Everything I needed to know about parenting, I learned from breaking my horse (almost)

When I was 11 years old, I spent a summer breaking my horse. In that process, I learned that there is no substitute for time. To train her into submission to my commands, I needed to show her again, and again, and again that following my directions brought treats, relief, and rest, while ignoring them did not. When my husband and I adopted a dog, we watched dog-training videos and read books on dog-obedience. The same theme emerged: there are no fast tricks to well-trained animals. Training takes huge amounts of invested time in regular teaching sessions, consistent consequences, and persistent reminders. There are no viable shortcuts.

The same is true with children (and ourselves, actually). In Outliers, Malcolm Gladwell concluded that people reach proficiency or mastery of a subject after devoting 10,000 hours to that particular discipline. As a lover of statistics and the multivariate regression, I know that there are other factors affecting success or mastery. I agree with Gladwell, though, that 10,000 hours is a good starting point.

So what does that look like? 10,000 hours is more than 27 years when broken into an hour a day, or 18 years for an hour and a half a day.

When it comes to my kids, what virtues do I want to impart and how much time do I spend teaching them? I want my kids to extend mercy to people – not giving people what they earn or deserve. Imagine how many times I need to show mercy to them to teach this lesson. How many times do I give my three-year-old son stickers on the responsibility chart for simply attempting to be kind? How many times do I give hugs and sympathy to a hurting child who disobeys my warning about danger? (I reference small situations here, as I would always intervene in a situation if my child or someone else would be seriously hurt.)

One wise mother, who raised five successful adults, once encouraged me to imagine the type of person I wanted my then eight-month-old to be when he turned 18 years old, and do now what was necessary for him to be that person in the future. I am not talking about brainwashing or programming children here. As any mother will attest, free will is alive and well; there are no guarantees when raising children, who will choose for themselves.
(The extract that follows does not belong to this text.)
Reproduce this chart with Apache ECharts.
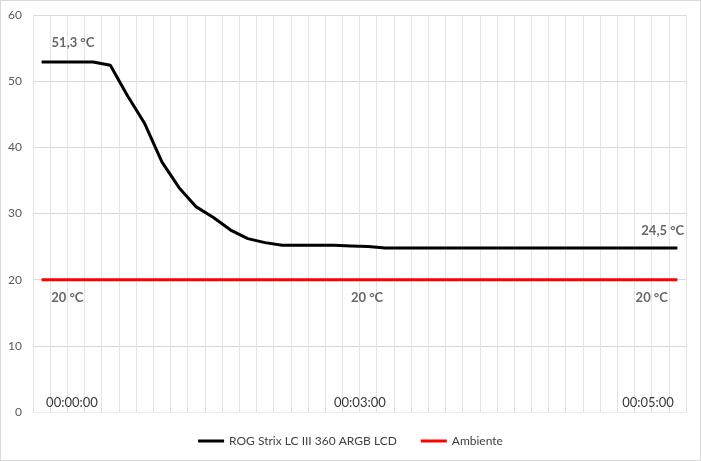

But think about how the life we make for our children predisposes them to certain habits or actions, particular enjoyments, and their view of the world.
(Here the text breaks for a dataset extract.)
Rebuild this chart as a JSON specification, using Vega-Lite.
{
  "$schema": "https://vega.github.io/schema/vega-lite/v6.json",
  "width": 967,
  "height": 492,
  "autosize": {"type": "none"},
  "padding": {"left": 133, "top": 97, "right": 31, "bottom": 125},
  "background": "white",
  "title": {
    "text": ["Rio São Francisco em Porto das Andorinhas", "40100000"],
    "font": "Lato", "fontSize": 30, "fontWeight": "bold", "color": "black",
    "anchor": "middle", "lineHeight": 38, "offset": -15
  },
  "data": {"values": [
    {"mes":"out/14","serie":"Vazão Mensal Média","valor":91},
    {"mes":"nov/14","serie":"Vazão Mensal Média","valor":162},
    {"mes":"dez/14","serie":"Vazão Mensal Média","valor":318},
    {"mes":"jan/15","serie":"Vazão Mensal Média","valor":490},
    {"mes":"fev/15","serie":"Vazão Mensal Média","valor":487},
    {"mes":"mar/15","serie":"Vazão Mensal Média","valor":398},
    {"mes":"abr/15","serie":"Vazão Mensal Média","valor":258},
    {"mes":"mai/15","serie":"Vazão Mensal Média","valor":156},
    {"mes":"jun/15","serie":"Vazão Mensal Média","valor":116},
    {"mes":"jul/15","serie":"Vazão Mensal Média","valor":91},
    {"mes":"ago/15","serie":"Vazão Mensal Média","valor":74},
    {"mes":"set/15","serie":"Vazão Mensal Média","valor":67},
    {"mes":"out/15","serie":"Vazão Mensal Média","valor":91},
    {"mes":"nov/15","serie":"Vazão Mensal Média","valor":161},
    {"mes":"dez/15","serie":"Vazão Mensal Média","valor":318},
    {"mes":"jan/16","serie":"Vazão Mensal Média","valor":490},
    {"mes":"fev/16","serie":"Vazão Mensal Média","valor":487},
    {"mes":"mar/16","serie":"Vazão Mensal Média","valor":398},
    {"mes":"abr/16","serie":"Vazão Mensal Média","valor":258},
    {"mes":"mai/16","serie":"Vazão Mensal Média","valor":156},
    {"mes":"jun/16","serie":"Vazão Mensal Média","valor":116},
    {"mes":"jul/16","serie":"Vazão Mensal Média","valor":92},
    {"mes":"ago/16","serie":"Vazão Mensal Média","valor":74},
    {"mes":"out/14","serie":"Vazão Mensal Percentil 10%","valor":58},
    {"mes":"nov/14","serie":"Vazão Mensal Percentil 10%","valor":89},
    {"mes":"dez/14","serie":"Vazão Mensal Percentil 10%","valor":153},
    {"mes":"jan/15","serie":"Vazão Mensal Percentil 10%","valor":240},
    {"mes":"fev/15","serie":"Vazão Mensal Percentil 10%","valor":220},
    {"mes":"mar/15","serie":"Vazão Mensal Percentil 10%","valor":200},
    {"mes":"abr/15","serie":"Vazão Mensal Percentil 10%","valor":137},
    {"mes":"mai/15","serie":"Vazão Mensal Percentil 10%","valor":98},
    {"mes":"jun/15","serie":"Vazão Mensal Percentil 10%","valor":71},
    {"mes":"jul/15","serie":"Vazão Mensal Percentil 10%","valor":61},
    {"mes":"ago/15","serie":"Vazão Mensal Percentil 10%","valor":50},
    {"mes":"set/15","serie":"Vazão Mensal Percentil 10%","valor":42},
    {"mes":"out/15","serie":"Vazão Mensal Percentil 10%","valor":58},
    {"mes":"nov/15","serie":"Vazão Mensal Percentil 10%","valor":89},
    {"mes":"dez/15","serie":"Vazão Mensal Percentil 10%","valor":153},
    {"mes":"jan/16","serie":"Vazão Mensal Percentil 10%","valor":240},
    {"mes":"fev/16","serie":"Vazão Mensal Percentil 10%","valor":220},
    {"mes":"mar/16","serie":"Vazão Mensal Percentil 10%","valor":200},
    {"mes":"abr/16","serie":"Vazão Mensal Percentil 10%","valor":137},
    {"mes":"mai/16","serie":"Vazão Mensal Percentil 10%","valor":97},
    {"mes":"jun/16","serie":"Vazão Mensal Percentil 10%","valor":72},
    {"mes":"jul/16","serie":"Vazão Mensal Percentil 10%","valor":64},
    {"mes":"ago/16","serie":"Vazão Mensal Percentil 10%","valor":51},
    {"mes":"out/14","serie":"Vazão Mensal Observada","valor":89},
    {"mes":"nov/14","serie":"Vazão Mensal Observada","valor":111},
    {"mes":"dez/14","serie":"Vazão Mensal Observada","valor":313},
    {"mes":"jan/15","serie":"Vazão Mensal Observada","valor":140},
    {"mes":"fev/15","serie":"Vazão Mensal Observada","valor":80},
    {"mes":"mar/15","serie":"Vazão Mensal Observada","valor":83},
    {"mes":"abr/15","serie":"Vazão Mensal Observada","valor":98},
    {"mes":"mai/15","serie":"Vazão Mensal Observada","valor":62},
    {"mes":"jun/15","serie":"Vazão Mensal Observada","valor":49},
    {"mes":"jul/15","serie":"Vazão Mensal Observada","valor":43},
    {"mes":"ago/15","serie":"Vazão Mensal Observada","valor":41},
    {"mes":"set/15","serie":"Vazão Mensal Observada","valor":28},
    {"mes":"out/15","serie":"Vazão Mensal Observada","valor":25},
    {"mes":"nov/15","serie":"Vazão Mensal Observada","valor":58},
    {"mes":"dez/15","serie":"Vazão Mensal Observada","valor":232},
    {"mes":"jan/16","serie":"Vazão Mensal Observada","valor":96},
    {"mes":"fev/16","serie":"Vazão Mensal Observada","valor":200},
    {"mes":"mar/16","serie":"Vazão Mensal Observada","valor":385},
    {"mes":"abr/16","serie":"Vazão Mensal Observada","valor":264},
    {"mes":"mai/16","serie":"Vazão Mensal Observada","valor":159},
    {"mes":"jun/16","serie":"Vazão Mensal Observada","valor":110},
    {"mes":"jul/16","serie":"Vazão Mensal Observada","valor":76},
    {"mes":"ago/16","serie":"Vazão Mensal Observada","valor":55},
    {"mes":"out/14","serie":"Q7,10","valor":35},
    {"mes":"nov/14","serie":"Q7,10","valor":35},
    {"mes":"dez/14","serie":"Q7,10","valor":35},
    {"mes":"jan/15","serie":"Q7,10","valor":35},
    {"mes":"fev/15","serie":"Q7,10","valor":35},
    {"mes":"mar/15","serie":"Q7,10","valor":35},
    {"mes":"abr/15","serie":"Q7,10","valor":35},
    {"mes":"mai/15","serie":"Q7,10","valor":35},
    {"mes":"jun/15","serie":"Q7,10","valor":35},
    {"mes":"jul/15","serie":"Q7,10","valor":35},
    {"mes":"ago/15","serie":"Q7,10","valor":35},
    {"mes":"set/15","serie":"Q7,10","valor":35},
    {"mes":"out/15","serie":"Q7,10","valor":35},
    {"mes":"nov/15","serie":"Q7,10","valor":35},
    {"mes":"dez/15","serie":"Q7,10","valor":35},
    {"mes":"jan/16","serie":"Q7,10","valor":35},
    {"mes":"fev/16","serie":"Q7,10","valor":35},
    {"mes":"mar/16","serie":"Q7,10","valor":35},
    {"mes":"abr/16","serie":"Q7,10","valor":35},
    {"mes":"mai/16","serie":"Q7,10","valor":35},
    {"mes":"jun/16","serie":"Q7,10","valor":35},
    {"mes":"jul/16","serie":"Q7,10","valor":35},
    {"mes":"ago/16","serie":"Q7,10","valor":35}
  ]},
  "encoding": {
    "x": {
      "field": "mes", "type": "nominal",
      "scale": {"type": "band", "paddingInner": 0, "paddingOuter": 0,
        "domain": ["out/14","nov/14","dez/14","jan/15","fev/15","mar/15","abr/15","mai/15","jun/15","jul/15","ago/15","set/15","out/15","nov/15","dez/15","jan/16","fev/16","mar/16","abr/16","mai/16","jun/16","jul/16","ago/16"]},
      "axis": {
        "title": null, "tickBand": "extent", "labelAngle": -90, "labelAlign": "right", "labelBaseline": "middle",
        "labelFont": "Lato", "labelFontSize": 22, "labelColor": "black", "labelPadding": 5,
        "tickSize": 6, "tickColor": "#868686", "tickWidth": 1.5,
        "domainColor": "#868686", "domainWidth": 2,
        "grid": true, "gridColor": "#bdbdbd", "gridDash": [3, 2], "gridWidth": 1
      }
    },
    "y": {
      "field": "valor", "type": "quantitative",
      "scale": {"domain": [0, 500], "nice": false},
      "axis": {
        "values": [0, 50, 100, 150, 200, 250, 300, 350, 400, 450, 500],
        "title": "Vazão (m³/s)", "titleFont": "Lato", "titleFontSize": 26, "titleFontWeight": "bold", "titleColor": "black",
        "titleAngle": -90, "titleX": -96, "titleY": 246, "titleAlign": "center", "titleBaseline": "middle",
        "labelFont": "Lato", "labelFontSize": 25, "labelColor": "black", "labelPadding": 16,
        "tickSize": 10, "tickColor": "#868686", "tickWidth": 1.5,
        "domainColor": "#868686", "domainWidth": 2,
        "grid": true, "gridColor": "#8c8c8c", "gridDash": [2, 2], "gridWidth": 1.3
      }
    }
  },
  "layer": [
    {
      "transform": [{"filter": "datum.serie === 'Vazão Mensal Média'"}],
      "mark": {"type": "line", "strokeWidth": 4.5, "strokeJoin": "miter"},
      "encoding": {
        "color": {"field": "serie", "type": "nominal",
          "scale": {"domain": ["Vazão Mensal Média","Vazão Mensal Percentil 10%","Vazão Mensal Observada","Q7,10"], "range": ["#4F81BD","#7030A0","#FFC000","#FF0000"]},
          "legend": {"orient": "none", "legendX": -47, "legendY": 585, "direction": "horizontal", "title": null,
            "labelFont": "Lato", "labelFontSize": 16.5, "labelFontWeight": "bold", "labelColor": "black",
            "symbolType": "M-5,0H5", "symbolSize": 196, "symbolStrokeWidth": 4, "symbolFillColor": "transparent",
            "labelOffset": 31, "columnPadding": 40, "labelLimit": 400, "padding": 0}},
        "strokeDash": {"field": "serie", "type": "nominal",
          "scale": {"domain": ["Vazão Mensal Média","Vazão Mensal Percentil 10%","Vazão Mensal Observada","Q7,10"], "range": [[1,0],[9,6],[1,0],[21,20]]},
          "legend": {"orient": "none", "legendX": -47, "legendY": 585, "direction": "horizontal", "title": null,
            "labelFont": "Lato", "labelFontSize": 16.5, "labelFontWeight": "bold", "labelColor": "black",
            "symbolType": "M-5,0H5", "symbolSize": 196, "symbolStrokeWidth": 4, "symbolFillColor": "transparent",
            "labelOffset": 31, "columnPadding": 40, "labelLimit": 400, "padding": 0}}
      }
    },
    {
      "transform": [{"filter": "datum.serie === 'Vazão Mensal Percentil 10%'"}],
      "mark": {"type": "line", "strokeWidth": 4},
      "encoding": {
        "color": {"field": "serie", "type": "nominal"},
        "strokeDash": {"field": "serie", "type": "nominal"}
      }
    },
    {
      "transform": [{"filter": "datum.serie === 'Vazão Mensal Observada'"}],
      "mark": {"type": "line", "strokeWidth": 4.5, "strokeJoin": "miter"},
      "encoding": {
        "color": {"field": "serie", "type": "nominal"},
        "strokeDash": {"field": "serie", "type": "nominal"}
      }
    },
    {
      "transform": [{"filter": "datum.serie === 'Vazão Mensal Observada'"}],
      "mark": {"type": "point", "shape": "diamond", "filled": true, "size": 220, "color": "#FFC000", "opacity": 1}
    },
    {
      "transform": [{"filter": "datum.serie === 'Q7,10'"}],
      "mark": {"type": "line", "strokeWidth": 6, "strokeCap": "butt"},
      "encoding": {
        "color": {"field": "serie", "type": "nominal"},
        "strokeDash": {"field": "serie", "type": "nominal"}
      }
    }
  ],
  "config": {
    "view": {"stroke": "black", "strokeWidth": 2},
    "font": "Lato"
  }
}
What habits and character traits am I nurturing? If imagination and play are important (and I believe that they are), do I give my kids opportunities to imagine and play? If service is important, am I modeling that and inviting my children to take part with our time, talents, and resources? If I value knowledge of God, does how we invest our time every day reflect that priority?

As I write this at the end of a day, I am physically and mentally aware of how exhausted one becomes after a day of “playing.” Yet I urge us all to run the daily race with all the strength and resolve within us. Effective parenting requires lots of time, and quality time results from quantities of time. How we spend our time matters. What changes do you need to make to spend yours without regrets?